**WRITTEN EXERCISE**
Take the lines from the top down to and including the one with "const arrowX = 2, arrowFrom" and repeat them exactly. Omit images.
>> Begin GIVEN DATA
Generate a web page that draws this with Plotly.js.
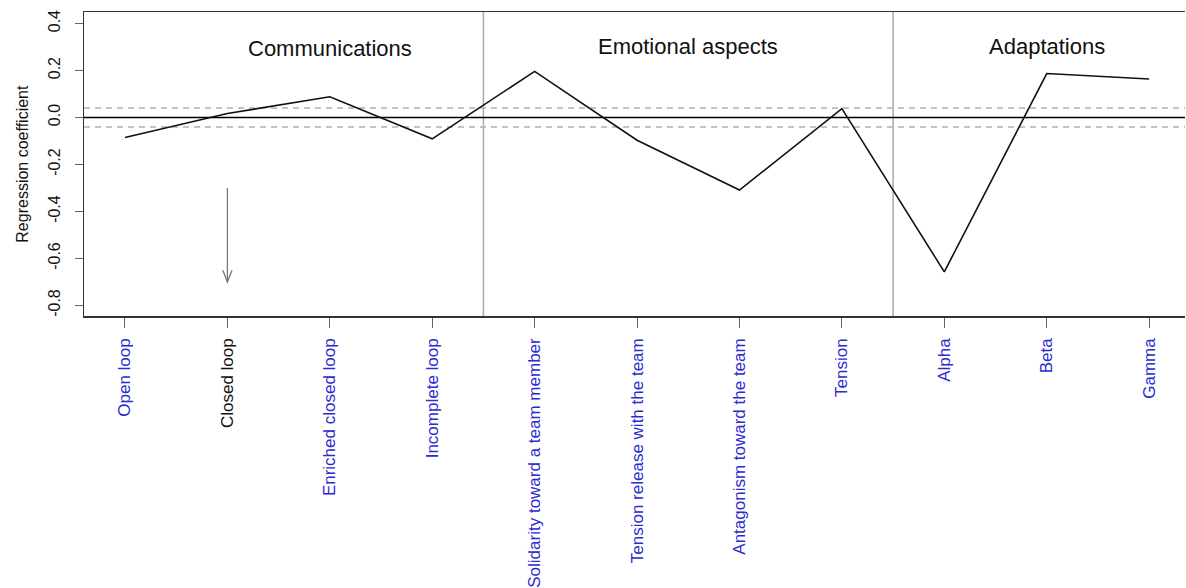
<!DOCTYPE html>
<html>
<head>
<meta charset="utf-8">
<script src="https://cdn.plot.ly/plotly-3.0.1.min.js"></script>
<style>html,body{margin:0;padding:0;background:#fff;overflow:hidden}</style>
</head>
<body>
<div id="chart" style="width:1186px;height:588px"></div>
<script>
// ---- data ----
const categories = ["Open loop","Closed loop","Enriched closed loop","Incomplete loop",
  "Solidarity toward a team member","Tension release with the team","Antagonism toward the team","Tension",
  "Alpha","Beta","Gamma"];
const coefficients = [-0.085, 0.017, 0.088, -0.091, 0.196, -0.097, -0.309, 0.038, -0.657, 0.187, 0.164];
const labelColors = ["#2b2bd0","#111111","#2b2bd0","#2b2bd0","#2b2bd0","#2b2bd0","#2b2bd0","#2b2bd0","#2b2bd0","#2b2bd0","#2b2bd0"];
const groupNames = ["Communications","Emotional aspects","Adaptations"];
const groupLabelX = [3, 6.5, 10];
const groupLabelY = [0.295, 0.303, 0.303];
const groupBoundaries = [4.5, 8.5];
const thresholdBand = [0.04, -0.04];
const yTicks = [-0.8,-0.6,-0.4,-0.2,0.0,0.2,0.4];
const yTickText = ["-0.8","-0.6","-0.4","-0.2","0.0","0.2","0.4"];
const arrowX = 2, arrowFrom = -0.30, arrowTo = -0.70;

const xs = categories.map((c,i)=>i+1);
const ticktext = categories.map((c,i)=>'<span style="color:'+labelColors[i]+'">'+c+'</span>');

const shapes = [];
groupBoundaries.forEach(b=>shapes.push({type:'line',xref:'x',yref:'paper',x0:b,x1:b,y0:0,y1:1,line:{color:'#aaaaaa',width:1.5},layer:'below'}));
thresholdBand.forEach(t=>shapes.push({type:'line',xref:'paper',yref:'y',x0:0,x1:1,y0:t,y1:t,line:{color:'#b0b0b0',width:1.5,dash:'6px,5px'},layer:'below'}));
shapes.push({type:'line',xref:'paper',yref:'y',x0:0,x1:1,y0:0,y1:0,line:{color:'#000',width:1.3},layer:'below'});
// arrow
shapes.push({type:'line',xref:'x',yref:'y',x0:arrowX,x1:arrowX,y0:arrowFrom,y1:arrowTo,line:{color:'#777',width:1.3}});
shapes.push({type:'path',xref:'x',yref:'y',path:'M '+(arrowX-0.045)+' '+(arrowTo+0.05)+' L '+arrowX+' '+arrowTo+' L '+(arrowX+0.045)+' '+(arrowTo+0.05),line:{color:'#777',width:1.3}});

const annotations = groupNames.map((g,i)=>({x:groupLabelX[i],y:groupLabelY[i],xref:'x',yref:'y',text:g,showarrow:false,font:{family:'Liberation Sans, Arial, sans-serif',size:22,color:'#111'}}));
annotations.push({xref:'paper',yref:'paper',x:-0.0566,y:0.5,text:'Regression coefficient',textangle:-90,showarrow:false,xanchor:'center',yanchor:'middle',font:{family:'Liberation Sans, Arial, sans-serif',size:16,color:'#111'}});

const trace = {x:xs,y:coefficients,type:'scatter',mode:'lines',line:{color:'#111',width:1.6},hoverinfo:'skip'};

const layout = {
  width:1186,height:588,
  margin:{l:84,r:1,t:12,b:272},
  paper_bgcolor:'#fff',plot_bgcolor:'#fff',
  showlegend:false,
  font:{family:'Liberation Sans, Arial, sans-serif',color:'#111'},
  xaxis:{range:[0.6,11.35],tickmode:'array',tickvals:xs,ticktext:ticktext,tickangle:-90,
    ticks:'outside',ticklen:10,tickcolor:'#666',tickwidth:1,showgrid:false,zeroline:false,
    showline:true,mirror:true,linecolor:'#333',linewidth:1.5,ticklabelstandoff:4,
    tickfont:{size:17,family:'Liberation Sans, Arial, sans-serif'}},
  yaxis:{range:[-0.845,0.449],tickmode:'array',tickvals:yTicks,ticktext:yTickText,tickangle:-90,
    ticks:'outside',ticklen:8,tickcolor:'#666',showgrid:false,zeroline:false,
    showline:true,linecolor:'#333',linewidth:1.5,ticklabelstandoff:8,
    tickfont:{size:16,family:'Liberation Sans, Arial, sans-serif',color:'#111'}},
  shapes:shapes,annotations:annotations
};
Plotly.newPlot('chart',[trace],layout,{staticPlot:true,displayModeBar:false});
</script>
</body>
</html>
>> End GIVEN DATA
**ANSWER TO THIS TASK**
Generate a web page that draws this with Plotly.js.
<!DOCTYPE html>
<html>
<head>
<meta charset="utf-8">
<script src="https://cdn.plot.ly/plotly-3.0.1.min.js"></script>
<style>html,body{margin:0;padding:0;background:#fff;overflow:hidden}</style>
</head>
<body>
<div id="chart" style="width:1186px;height:588px"></div>
<script>
// ---- data ----
const categories = ["Open loop","Closed loop","Enriched closed loop","Incomplete loop",
  "Solidarity toward a team member","Tension release with the team","Antagonism toward the team","Tension",
  "Alpha","Beta","Gamma"];
const coefficients = [-0.085, 0.017, 0.088, -0.091, 0.196, -0.097, -0.309, 0.038, -0.657, 0.187, 0.164];
const labelColors = ["#2b2bd0","#111111","#2b2bd0","#2b2bd0","#2b2bd0","#2b2bd0","#2b2bd0","#2b2bd0","#2b2bd0","#2b2bd0","#2b2bd0"];
const groupNames = ["Communications","Emotional aspects","Adaptations"];
const groupLabelX = [3, 6.5, 10];
const groupLabelY = [0.295, 0.303, 0.303];
const groupBoundaries = [4.5, 8.5];
const thresholdBand = [0.04, -0.04];
const yTicks = [-0.8,-0.6,-0.4,-0.2,0.0,0.2,0.4];
const yTickText = ["-0.8","-0.6","-0.4","-0.2","0.0","0.2","0.4"];
const arrowX = 2, arrowFrom = -0.30, arrowTo = -0.70;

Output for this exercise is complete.